Dijital ve teknolojik hareketliliğin günümüzde girmediği alan kalmadı, diyebiliriz. Akıllı evler, akıllı arabalar, akıllı telefonlar, akıllı tahtalar gibi birçok teknoloji hayatımıza girdi. Fakat burada en önemli etken, bu teknolojinin kimler tarafından ve nasıl kullanıldığıdır bence. Fayda ve zarar, bu kullanımın sonucunda ortaya çıkmaktadır.
Yaşadığımız pandemi süreciyle beraber uzaktan eğitim, dijitalleşmenin okul yönetimine etkisini gösterdi. Yapay zeka kavramının öne çıktığı bu dönemde, sınıf ortamında öğretmenlerin görevlerinde değişiklikler olabileceği anlaşılıyor. Öğrenme süreci aslında insan merkezlidir. Yapay zeka uygulamalarının öğrencilere kendi kapasiteleri ve öğrenme hızlarına göre öğrenme imkânı sağlaması, bu uygulamaların en olumlu etkisi olarak kabul edilmektedir. Ayrıca bazı uygulamaların esnek çalışma imkânı sunması ve öğrencilerin kendilerini hazır hissettikleri anlarda derse girebilmeleri, verimliliği artırabilir. Yapay zekâ destekli okullarda verimliliğin daha yüksek olabileceği, eğitim giderlerine harcanan paranın daha az olabileceği öngörülmektedir. Öğretmenlerin öğrenci değerlendirmeleri daha kolay ve net olabilir.
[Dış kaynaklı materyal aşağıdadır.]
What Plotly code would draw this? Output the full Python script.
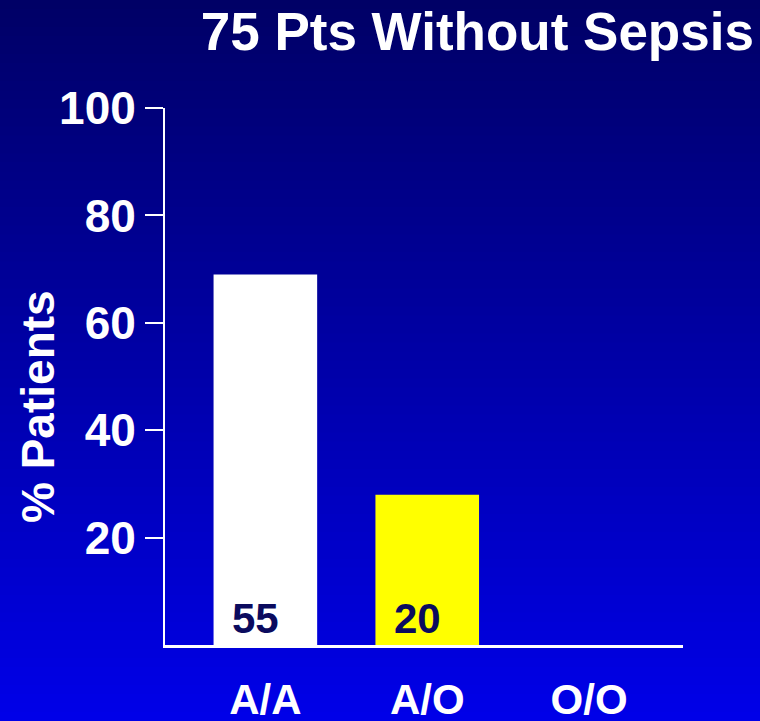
import plotly.graph_objects as go

# data
groups = ["A/A", "A/O", "O/O"]
pct_patients = [69, 28, 0]
n_patients = [55, 20, 0]
bar_colors = ["#ffffff", "#ffff00", "#ffffff"]
y_ticks = [20, 40, 60, 80, 100]

W, H = 760, 721
L, R, T, B = 165, 77, 108, 76
FONT = "Liberation Sans, Arial, sans-serif"

fig = go.Figure()
fig.add_trace(go.Bar(x=groups, y=pct_patients, marker_color=bar_colors,
                     marker_line_width=0, width=0.64,
                     showlegend=False, hoverinfo="skip"))

# counts printed at the foot of each bar
for g, n in zip(groups, n_patients):
    if n:
        fig.add_annotation(x=g, y=0, text=str(n), showarrow=False,
                           yanchor="middle", yshift=27, xshift=-10,
                           font=dict(family=FONT, size=42, color="#0b0b5e", weight="bold"))

# vertical gradient background built from thin strips (paper coords)
ph = H - T - B
pw = W - L - R
steps = 80
shapes = []
for i in range(steps):
    p0 = i * H / steps
    p1 = (i + 1) * H / steps + 1
    f = i / (steps - 1)
    c = "rgb(0,0,%d)" % round(102 + f * (232 - 102))
    shapes.append(dict(type="rect", xref="paper", yref="paper", layer="below",
                       x0=-L / pw - 0.05, x1=1 + R / pw + 0.05,
                       y0=(H - B - p1) / ph, y1=(H - B - p0) / ph,
                       fillcolor=c, line=dict(width=0)))

fig.add_annotation(xref="paper", yref="paper", x=(38 - L) / pw, y=(H - B - 407) / ph,
                   xanchor="center", yanchor="middle",
                   text="% Patients", textangle=-90, showarrow=False,
                   font=dict(family=FONT, size=46, color="white", weight="bold"))

fig.update_layout(
    width=W, height=H,
    margin=dict(l=L, r=R, t=T, b=B, autoexpand=False),
    paper_bgcolor="#0000e8", plot_bgcolor="rgba(0,0,0,0)",
    shapes=shapes,
    title=dict(text="75 Pts Without Sepsis", xref="container", yref="container",
               x=0.992, xanchor="right", y=1 - 31 / H, yanchor="middle",
               font=dict(family=FONT, size=53, color="white", weight="bold")),
    xaxis=dict(range=[-0.62, 2.58], showgrid=False, zeroline=False, automargin=False,
               showline=True, linecolor="white", linewidth=3,
               ticks="", ticklabelstandoff=16,
               tickfont=dict(family=FONT, size=42, color="white", weight="bold")),
    yaxis=dict(range=[0, 100], tickvals=y_ticks, showgrid=False, zeroline=False,
               automargin=False,
               showline=True, linecolor="white", linewidth=2,
               ticks="outside", ticklen=18, tickwidth=2, tickcolor="white",
               ticklabelstandoff=0,
               tickfont=dict(family=FONT, size=46, color="white", weight="bold")),
)

fig.write_html("out.html", config={"displayModeBar": False},
               post_script="document.body.style.margin='0';")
Son zamanlarda hayata geçirilen bilgisayar tabanlı akıllı öğretici sistemler, eğitimde bir dönüşüm başlattı ve kullanılmaya başlandı. Eğitim sistemi uzun bir süreç olduğu için bu etkileri insanların olumlu yönde kullanarak daha güzel gelişmelere vesile olmalıdırlar. Duyguların hiç konuşulmadığı bu sistemlerde, umarım ki içimizdeki sesimizi ve insan olma özelliklerimizi kaybetmeden var olabiliriz!